### PROBLEM TO WORK ON
Which lines come from the start of the records through the line that holds "(0,0) rectangle (892,432);"? Write them out word for word.

### DATA RECORDS
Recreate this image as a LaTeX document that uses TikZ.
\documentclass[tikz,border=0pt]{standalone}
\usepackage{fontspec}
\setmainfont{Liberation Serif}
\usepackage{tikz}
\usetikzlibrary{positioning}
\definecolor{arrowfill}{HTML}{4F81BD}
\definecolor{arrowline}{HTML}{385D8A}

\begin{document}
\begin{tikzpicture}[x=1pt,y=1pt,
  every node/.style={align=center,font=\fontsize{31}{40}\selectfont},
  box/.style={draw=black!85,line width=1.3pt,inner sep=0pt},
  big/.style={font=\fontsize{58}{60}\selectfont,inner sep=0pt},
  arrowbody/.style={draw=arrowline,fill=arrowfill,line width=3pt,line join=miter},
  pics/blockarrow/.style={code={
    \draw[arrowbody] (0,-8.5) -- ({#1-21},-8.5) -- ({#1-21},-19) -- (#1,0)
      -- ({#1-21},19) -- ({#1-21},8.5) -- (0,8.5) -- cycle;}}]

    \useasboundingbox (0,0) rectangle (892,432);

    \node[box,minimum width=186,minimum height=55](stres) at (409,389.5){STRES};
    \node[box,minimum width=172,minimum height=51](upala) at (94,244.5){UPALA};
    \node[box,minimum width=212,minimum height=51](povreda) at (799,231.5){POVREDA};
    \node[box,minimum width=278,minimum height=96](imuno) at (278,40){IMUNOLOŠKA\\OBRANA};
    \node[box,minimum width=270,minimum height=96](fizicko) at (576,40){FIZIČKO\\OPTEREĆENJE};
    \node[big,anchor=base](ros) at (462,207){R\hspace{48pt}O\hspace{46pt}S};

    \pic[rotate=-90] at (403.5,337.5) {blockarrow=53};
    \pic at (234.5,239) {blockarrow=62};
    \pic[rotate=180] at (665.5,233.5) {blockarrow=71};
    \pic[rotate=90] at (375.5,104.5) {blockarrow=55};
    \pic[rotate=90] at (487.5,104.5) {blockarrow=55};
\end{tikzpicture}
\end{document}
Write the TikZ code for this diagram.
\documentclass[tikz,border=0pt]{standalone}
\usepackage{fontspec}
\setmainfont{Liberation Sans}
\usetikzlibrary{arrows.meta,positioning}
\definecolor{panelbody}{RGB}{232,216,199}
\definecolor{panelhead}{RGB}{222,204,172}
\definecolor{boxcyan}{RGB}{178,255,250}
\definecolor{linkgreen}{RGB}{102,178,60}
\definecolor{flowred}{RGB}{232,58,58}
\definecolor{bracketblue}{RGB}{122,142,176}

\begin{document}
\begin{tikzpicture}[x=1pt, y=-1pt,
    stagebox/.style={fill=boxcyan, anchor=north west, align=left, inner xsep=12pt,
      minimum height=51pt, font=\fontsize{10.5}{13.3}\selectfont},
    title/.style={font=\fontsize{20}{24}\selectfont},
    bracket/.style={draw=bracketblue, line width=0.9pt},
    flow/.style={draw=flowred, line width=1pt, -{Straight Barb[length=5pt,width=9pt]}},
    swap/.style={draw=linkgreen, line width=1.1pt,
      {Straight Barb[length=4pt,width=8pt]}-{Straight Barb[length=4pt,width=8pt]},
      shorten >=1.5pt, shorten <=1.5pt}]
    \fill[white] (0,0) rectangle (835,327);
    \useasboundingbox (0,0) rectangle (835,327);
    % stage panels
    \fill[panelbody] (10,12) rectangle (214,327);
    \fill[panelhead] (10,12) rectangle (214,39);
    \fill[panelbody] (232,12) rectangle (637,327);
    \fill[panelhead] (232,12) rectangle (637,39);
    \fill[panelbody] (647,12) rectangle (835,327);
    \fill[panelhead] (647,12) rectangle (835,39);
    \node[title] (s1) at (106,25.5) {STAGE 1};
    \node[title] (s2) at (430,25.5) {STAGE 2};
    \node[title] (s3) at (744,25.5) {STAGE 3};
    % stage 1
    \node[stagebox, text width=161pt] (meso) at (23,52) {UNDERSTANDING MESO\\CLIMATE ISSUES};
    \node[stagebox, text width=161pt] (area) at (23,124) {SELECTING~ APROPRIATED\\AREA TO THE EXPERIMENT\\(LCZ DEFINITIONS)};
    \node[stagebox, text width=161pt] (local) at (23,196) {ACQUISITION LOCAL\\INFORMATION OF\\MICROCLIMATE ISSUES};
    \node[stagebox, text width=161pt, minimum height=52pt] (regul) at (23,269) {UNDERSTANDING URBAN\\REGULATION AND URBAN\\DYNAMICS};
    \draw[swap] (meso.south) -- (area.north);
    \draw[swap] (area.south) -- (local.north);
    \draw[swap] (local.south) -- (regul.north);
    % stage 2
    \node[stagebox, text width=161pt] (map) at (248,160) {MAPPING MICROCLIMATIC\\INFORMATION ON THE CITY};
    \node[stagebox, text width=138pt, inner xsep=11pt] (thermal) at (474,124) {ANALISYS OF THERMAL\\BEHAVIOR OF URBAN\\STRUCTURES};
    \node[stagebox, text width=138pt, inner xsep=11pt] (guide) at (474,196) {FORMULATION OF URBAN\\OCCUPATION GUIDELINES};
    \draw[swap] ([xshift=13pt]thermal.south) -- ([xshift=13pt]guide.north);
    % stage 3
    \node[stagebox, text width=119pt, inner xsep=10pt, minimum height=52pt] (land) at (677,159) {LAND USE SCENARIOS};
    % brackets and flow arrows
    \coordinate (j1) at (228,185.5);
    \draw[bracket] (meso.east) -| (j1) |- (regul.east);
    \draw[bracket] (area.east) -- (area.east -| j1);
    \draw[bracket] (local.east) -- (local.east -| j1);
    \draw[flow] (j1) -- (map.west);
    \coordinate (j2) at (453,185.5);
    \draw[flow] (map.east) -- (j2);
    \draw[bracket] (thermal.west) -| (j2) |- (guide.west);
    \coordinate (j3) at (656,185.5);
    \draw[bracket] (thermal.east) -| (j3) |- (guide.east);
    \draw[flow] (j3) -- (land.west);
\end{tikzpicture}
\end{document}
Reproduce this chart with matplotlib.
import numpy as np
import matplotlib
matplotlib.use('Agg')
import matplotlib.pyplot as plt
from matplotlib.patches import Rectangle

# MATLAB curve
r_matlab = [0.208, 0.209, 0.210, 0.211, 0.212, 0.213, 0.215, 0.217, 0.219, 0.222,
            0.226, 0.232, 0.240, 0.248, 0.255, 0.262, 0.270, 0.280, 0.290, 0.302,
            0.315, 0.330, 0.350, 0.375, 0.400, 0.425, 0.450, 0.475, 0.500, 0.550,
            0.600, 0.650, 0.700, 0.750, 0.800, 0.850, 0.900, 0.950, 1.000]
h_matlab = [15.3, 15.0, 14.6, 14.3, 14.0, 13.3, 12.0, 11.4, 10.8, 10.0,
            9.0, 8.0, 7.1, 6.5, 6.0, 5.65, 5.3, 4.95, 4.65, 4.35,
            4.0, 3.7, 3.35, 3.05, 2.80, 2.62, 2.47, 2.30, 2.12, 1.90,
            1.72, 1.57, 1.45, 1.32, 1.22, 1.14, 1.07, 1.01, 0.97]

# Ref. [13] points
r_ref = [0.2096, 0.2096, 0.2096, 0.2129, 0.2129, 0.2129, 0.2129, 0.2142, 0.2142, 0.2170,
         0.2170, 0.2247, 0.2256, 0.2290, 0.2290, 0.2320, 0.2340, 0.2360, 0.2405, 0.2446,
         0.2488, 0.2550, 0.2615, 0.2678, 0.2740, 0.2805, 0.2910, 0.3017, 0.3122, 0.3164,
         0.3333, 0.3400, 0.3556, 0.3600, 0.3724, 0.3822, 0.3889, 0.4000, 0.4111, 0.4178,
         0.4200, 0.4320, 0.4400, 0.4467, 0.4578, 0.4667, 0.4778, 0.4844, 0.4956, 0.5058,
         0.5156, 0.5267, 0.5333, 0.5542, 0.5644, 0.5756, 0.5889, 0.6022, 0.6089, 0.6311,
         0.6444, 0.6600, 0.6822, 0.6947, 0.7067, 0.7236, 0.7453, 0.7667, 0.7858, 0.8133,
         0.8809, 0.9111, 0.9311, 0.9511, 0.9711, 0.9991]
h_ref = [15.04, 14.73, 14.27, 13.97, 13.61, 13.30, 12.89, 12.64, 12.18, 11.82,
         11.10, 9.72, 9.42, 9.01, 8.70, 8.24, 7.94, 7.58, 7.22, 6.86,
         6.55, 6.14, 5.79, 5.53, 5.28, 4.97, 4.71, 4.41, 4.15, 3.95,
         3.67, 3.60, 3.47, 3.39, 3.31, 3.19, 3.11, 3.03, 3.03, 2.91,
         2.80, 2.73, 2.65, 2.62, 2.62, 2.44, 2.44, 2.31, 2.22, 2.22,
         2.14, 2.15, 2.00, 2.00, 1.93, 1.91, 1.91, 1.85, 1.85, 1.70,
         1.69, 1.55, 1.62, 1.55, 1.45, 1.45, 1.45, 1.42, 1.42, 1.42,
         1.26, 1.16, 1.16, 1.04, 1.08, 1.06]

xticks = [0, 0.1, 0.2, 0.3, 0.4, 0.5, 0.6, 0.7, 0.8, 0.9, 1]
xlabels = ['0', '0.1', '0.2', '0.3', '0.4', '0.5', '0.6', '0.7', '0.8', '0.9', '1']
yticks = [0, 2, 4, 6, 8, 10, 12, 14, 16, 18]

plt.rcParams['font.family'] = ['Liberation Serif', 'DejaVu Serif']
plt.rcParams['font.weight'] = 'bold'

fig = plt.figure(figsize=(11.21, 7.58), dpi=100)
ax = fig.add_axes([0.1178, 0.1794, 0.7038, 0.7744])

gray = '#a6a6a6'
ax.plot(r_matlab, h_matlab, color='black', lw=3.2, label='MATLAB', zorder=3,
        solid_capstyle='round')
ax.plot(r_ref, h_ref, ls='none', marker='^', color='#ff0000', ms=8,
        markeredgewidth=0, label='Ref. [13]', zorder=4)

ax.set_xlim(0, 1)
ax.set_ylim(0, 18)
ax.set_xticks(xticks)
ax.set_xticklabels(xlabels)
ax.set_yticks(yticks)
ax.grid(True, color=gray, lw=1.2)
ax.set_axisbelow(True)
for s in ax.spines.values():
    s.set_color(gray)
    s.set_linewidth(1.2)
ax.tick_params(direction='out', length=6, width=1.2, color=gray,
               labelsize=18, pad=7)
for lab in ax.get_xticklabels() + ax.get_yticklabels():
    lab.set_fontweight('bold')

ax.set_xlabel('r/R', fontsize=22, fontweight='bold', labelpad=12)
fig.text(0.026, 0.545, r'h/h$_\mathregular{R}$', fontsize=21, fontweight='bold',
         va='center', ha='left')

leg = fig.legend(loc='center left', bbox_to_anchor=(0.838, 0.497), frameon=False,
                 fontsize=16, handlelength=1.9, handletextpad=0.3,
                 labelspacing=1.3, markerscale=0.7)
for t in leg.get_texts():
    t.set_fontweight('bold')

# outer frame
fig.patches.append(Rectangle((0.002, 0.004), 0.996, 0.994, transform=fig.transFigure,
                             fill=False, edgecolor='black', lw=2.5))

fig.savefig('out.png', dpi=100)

### TASK OUTPUT
Recreate this image as a LaTeX document that uses TikZ.
\documentclass[tikz,border=0pt]{standalone}
\usepackage{fontspec}
\setmainfont{Liberation Serif}
\usepackage{tikz}
\usetikzlibrary{positioning}
\definecolor{arrowfill}{HTML}{4F81BD}
\definecolor{arrowline}{HTML}{385D8A}

\begin{document}
\begin{tikzpicture}[x=1pt,y=1pt,
  every node/.style={align=center,font=\fontsize{31}{40}\selectfont},
  box/.style={draw=black!85,line width=1.3pt,inner sep=0pt},
  big/.style={font=\fontsize{58}{60}\selectfont,inner sep=0pt},
  arrowbody/.style={draw=arrowline,fill=arrowfill,line width=3pt,line join=miter},
  pics/blockarrow/.style={code={
    \draw[arrowbody] (0,-8.5) -- ({#1-21},-8.5) -- ({#1-21},-19) -- (#1,0)
      -- ({#1-21},19) -- ({#1-21},8.5) -- (0,8.5) -- cycle;}}]

    \useasboundingbox (0,0) rectangle (892,432);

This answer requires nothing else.